Car giant Ford is to shed jobs across its European operations under plans to save €182m a year.

The group said it is launching a voluntary redundancy programme as it looks to slash costs across "all areas" of the European business.

It comes in the face of mounting regulatory costs, according to the group.

Ford Europe returned to profit in 2015 for the first time in four years.

But bosses announced aims to ramp up the group's overhaul and unveiled a revamped line-up of cars.

Jim Farley, head of the car maker's European business, said: "We are creating a far more lean and efficient business that can deliver healthy returns and earn future investment.

"Our job is to make our vehicles as efficiently as possible, spending every dollar in a way that serves customers' needs and desires, and creating a truly sustainable, customer-focused business."

The move is expected to see hundreds of jobs go in the UK and Germany, where the bulk of its European workforce is based, largely impacting sales, administration and marketing roles.

Ford employs around 53,000 staff in Europe, with around 13,000 in the UK.

A spokesman for Ford in Ireland said the cuts announced today across its European operations will not affect its Irish employees.

Ford has a workforce of 40 in Cork, who are mainly involved in sales and marketing roles.

The Ford dealerships around the country are all independently owned. 

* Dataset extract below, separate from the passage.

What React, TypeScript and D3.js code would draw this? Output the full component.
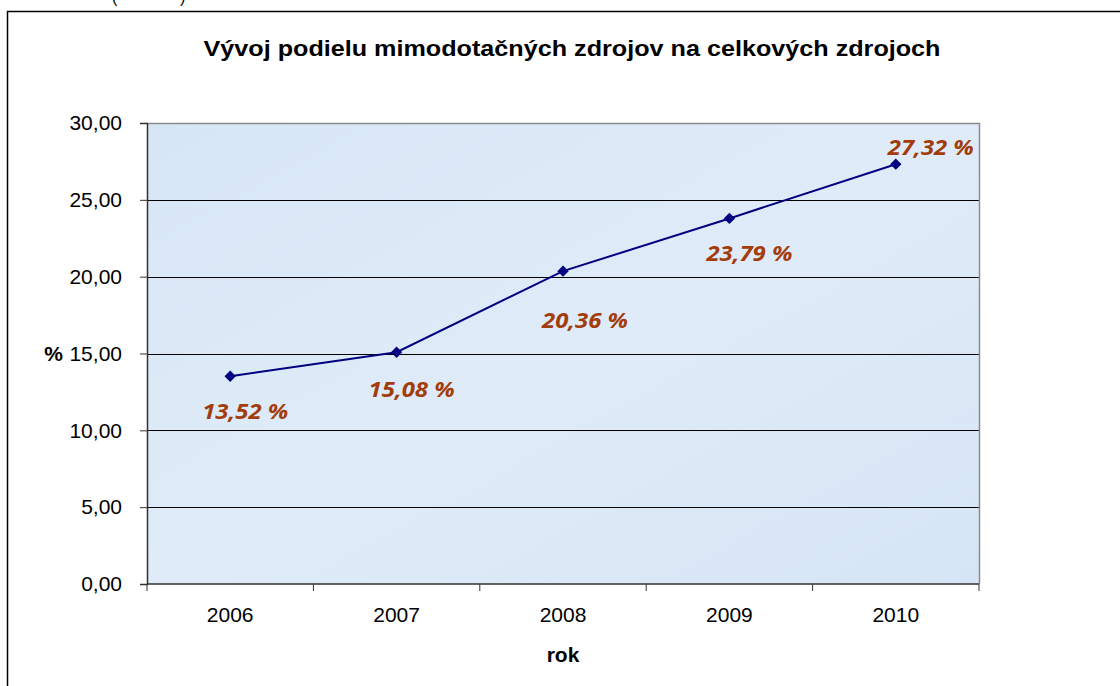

Today's news follows a programme of redundancies across Europe announced in 2012, when it axed around 1,000 roles.

Mr Farley said the recent return to profit was a "good first step", with Ford Europe last month posting a €236m surplus for its European arm – a €775m improvement on 2014.

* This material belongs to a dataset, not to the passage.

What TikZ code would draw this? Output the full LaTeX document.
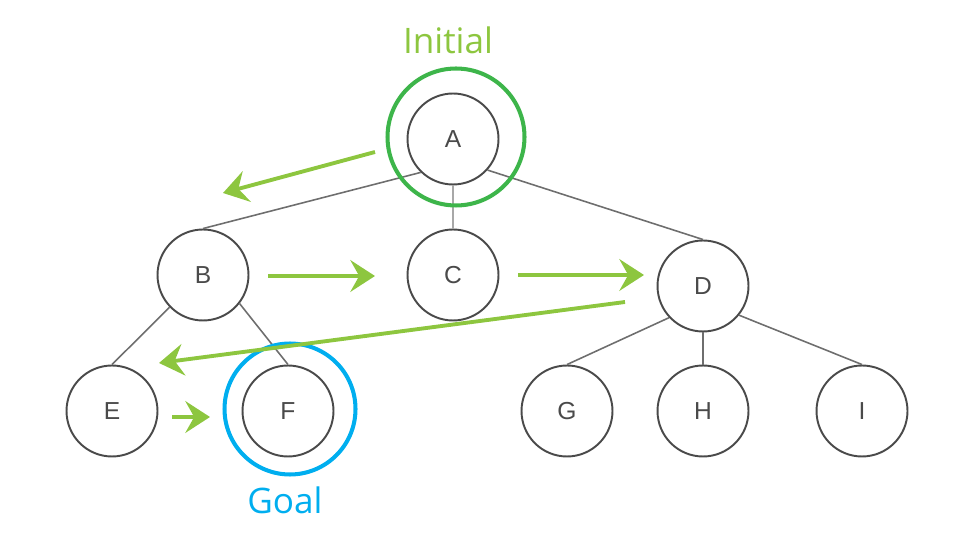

But he added the group is "taking the necessary actions to create a vibrant business that's solidly profitable in both good times and down cycles".

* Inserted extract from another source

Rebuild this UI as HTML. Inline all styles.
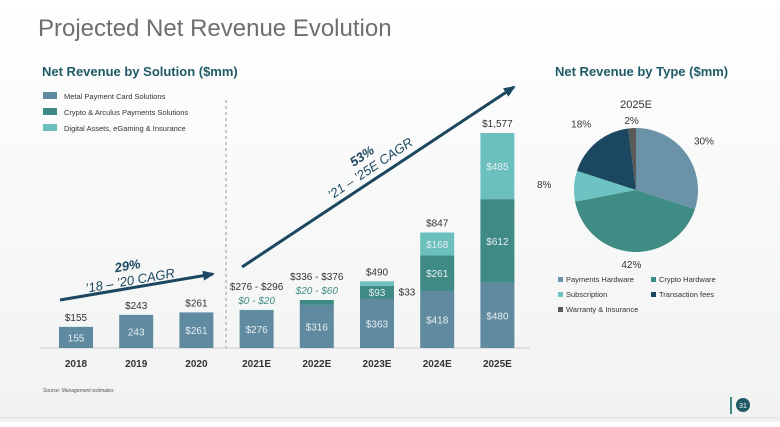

The group also outlined plans to ditch some models in favour of increasingly popular sport utility vehicles (SUVs).

It is launching five new SUVs in the next three years as well as plug-in hybrid and electric cars.

Ford said it expects SUV sales in Europe to jump by more than 30% this year to more than 200,000.

It has not revealed which models are being axed under the overhaul.

The first Ford cars were shipped to Europe in 1903 - the same year Ford Motor Company was founded.

European production started in 1911.

Here in Ireland, Ford has sold more than 4,000 vehicles so far in 2016, making it the third most popular brand.

While Ford still makes parts in the UK, it no longer manufactures cars in Britain after closing several production lines over the past four years.